In the past, the way we solved this problem was to use multi-level ports. For example, when you use the HTTP scheme and read from its port, it is not the actual TCP port, it is a virtual port. Within the HTTP scheme code itself is a hidden TCP port.
So, the HTTP port is doing whatever "magic decoding" it needs to do in order to create the result we need.
Using this approach, we can say that maybe we can allow read of an HTTP port to return properly decoded text. In such a case, read is returning a string datatype not a binary datatype. That may be fine.
Of course, we want to determine how far to go with that model. For example, if I read an image using HTTP, do we get an image returned from read? I'd say no. In that case it may return a byte stream, because we may not want the image fully decoded at this point. For example, if it is JPEG, we might want to write it as a JPG file.

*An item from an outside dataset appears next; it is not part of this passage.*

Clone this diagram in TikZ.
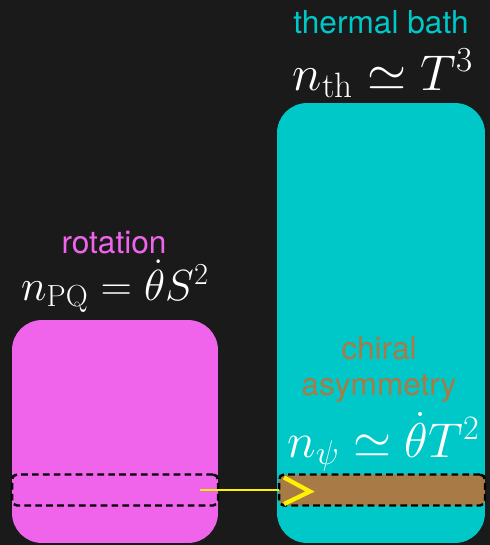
\documentclass[tikz,border=0pt]{standalone}
\usepackage{fix-cm}
\usepackage{amsmath}
\usepackage{fontspec}
\setsansfont{TeX Gyre Heros}
\usetikzlibrary{calc}
\definecolor{pqmagenta}{RGB}{240,100,236}
\definecolor{bathcyan}{RGB}{0,200,200}
\definecolor{chiralbrown}{RGB}{168,122,69}
\definecolor{boardgray}{RGB}{26,26,26}
\tikzset{
 cp box/.style={rounded corners=0.6cm,inner sep=0pt,outer sep=0pt},
 cp band/.style={draw=black,line width=1.4pt,dash pattern=on 3.8pt off 2.4pt,
                 rounded corners=0.1cm,minimum width=4.12cm,minimum height=0.62cm,
                 inner sep=0pt,outer sep=0pt},
 cp label/.style={font=\sffamily\fontsize{18}{20}\selectfont,anchor=base,
                  inner sep=0pt,align=center},
 cp formula/.style={text=white,font=\fontsize{24.8}{29}\selectfont,anchor=base,
                    inner sep=0pt},
 cp flow/.style={draw=yellow,line width=1.7pt}
}
\begin{document}
\begin{tikzpicture}[x=0.02cm,y=-0.02cm]
 \fill[boardgray] (0,0) rectangle (490,545);
 \useasboundingbox (0,0) rectangle (490,545);
 \node[cp box,fill=pqmagenta,minimum width=4.12cm,minimum height=4.46cm]
   (pq box) at (115,431.5) {};
 \node[cp box,fill=bathcyan,minimum width=4.16cm,minimum height=8.8cm]
   (bath box) at (381,323) {};
 \node[cp band] (pq band) at (115,490) {};
 \node[cp band,fill=chiralbrown] (chiral strip) at (382,490) {};
 \node[cp label,text=bathcyan] (bath label) at (381,33) {thermal bath};
 \node[cp formula,font=\fontsize{28.6}{32}\selectfont]
   (bath formula) at (383,90) {$n_{\mathrm{th}}\simeq T^3$};
 \node[cp label,text=pqmagenta] (pq label) at (114,253) {rotation};
 \node[cp formula] (pq formula) at (115,300) {$n_{\mathrm{PQ}}=\dot{\theta}S^2$};
 \node[cp label,text=chiralbrown] (chiral label) at (379,395) {chiral\\asymmetry};
 \node[cp formula,font=\fontsize{27.8}{32}\selectfont]
   (chiral formula) at (383.5,457) {$n_{\psi}\simeq\dot{\theta}T^2$};
 \coordinate (flow start) at (200,490);
 \draw[cp flow] (flow start) -- (chiral strip.west);
 \draw[cp flow,line width=2.4pt,line join=miter]
   ($(chiral strip.west)+(5,-12.5)$) -- ($(chiral strip.west)+(31,1.5)$)
   -- ($(chiral strip.west)+(5,14)$);
\end{tikzpicture}
\end{document}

So, it is conceivable that we can create a TCPS scheme, for TCP String, that provides a layer on top of the lower level TCP to deal with the necessary string encoding. The TCPS scheme can be implemented in REBOL itself, allowing it to be extended and improved without requiring native code changes. It would then be possible to write:
>> port: open tcps://example.com:8080
>> write port "a string"
>> print read port
"got it"
And, because open now defines a concept of specification, it is possible to even provide information about the type of encoding we want to use. An example would be:
port: open [
scheme: 'tcps
host: "example.com"
port-id: 8080
encoding: 'utf8
]
Of course, the TCPS scheme would be implemented with TCP, with that port being embedded within it. And, that's the main point: The lower level TCP layers do not need to deal with encoding and decoding. It just cares about bytes.
Back to the goal...
So, is this a good approach?
It depends on what we want, doesn't it? In REBOL, we have this objective:
- Simple things should be simple.
- Complex things should be possible (and as simple as possible).
So, we want to be able to simply get text from a file, or data from a REBOL script, or an image from an image file. We want to write code like:
data: get-the-contents-of %file
data: get-the-contents-of web-url
Earlier, people objected to the idea that we might provide helper functions such as:
data: read-text %afile
because it would mean enumerating that for all datatypes, such as read-image, etc.. I agree.

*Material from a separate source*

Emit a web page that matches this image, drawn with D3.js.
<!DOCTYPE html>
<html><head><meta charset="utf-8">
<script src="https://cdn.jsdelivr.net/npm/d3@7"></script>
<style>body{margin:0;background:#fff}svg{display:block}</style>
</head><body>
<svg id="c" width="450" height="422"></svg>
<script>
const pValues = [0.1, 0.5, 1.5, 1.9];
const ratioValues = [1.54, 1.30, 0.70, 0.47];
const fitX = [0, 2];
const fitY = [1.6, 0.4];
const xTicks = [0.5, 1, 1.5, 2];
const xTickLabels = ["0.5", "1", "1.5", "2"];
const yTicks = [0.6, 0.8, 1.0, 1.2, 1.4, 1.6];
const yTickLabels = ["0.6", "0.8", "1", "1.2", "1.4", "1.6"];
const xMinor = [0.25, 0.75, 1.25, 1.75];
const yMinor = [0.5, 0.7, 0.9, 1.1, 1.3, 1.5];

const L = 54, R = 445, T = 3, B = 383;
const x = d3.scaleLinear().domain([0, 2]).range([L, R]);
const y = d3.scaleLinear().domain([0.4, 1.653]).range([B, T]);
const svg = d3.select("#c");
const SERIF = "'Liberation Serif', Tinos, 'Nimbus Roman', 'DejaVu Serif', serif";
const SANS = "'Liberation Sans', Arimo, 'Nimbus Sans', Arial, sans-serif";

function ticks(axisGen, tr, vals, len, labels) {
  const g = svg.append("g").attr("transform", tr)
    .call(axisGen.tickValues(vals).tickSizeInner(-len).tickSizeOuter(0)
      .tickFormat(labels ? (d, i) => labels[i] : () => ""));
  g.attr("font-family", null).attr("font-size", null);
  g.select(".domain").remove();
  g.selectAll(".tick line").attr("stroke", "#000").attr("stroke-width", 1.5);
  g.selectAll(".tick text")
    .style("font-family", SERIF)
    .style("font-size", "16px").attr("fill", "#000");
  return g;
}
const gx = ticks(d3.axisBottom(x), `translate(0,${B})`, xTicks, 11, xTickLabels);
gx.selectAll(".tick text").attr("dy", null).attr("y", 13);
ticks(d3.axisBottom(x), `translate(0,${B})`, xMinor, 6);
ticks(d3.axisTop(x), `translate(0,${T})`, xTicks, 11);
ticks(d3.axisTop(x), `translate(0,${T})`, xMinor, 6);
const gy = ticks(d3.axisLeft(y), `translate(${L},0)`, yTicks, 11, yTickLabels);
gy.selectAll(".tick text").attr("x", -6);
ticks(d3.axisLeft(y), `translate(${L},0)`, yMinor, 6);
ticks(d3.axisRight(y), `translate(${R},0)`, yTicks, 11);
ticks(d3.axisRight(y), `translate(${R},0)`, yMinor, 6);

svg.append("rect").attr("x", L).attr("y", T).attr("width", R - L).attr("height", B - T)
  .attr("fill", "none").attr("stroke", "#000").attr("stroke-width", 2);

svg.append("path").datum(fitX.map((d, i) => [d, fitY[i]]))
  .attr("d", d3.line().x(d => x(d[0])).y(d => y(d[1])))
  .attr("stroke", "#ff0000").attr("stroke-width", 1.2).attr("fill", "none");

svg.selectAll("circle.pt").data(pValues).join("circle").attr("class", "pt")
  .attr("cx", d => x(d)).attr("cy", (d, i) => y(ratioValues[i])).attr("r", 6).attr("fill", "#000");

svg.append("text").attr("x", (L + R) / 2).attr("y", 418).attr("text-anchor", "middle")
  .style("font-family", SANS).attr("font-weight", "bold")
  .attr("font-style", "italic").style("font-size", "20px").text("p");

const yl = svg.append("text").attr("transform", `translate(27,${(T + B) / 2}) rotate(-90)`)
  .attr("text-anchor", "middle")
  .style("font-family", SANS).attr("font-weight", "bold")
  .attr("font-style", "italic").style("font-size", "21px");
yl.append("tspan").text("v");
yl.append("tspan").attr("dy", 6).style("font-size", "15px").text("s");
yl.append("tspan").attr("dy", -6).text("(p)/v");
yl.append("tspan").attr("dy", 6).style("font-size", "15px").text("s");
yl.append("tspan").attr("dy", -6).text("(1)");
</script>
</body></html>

But, if we want to avoid that, we need to say that we are going to use a much smarter function, one that can properly identify the content and decode it.

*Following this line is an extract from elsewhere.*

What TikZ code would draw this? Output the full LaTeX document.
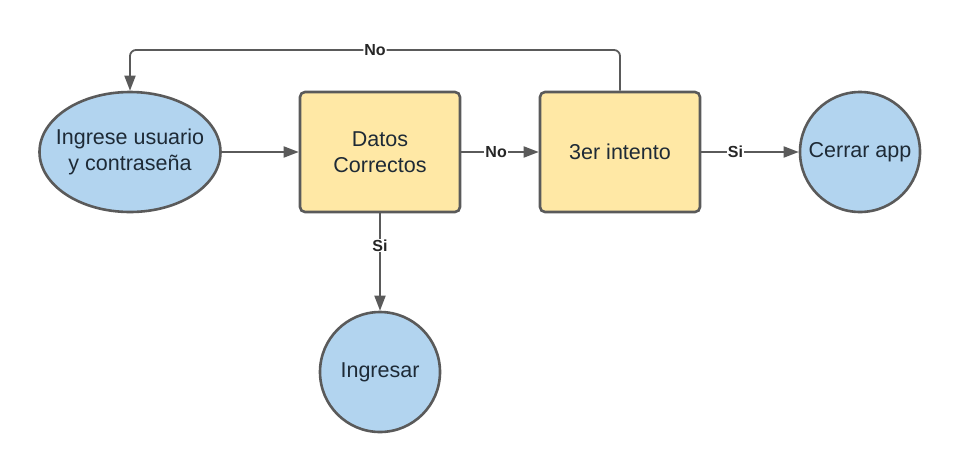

I do not think of that as the main purpose of read. To me, that seems more like what load does. And, we are allowed to make load as smart as we want. For example, load may use a system table that contains suffixes and take a MIME-style.
The result may be something like this:
image: load %photo.jpg
code: load %script.r
text: load %info.txt
where, .jpg, .r, and even .txt are defined within a system/load-types table of some kind. In the case of .txt, the default would examine the BOM for UTF encoding. I think we can do a smart design job of keeping it simple.
For things like network transfers, when we write more complex code such as handling our own transfers with our own port awake functions, I do not think it is a big problem to deal with a few more details, such as encoding.
And, of course, as we find patterns to more complex usage, we can create new schemes or add options to existing schemes, to help simple things remain simple.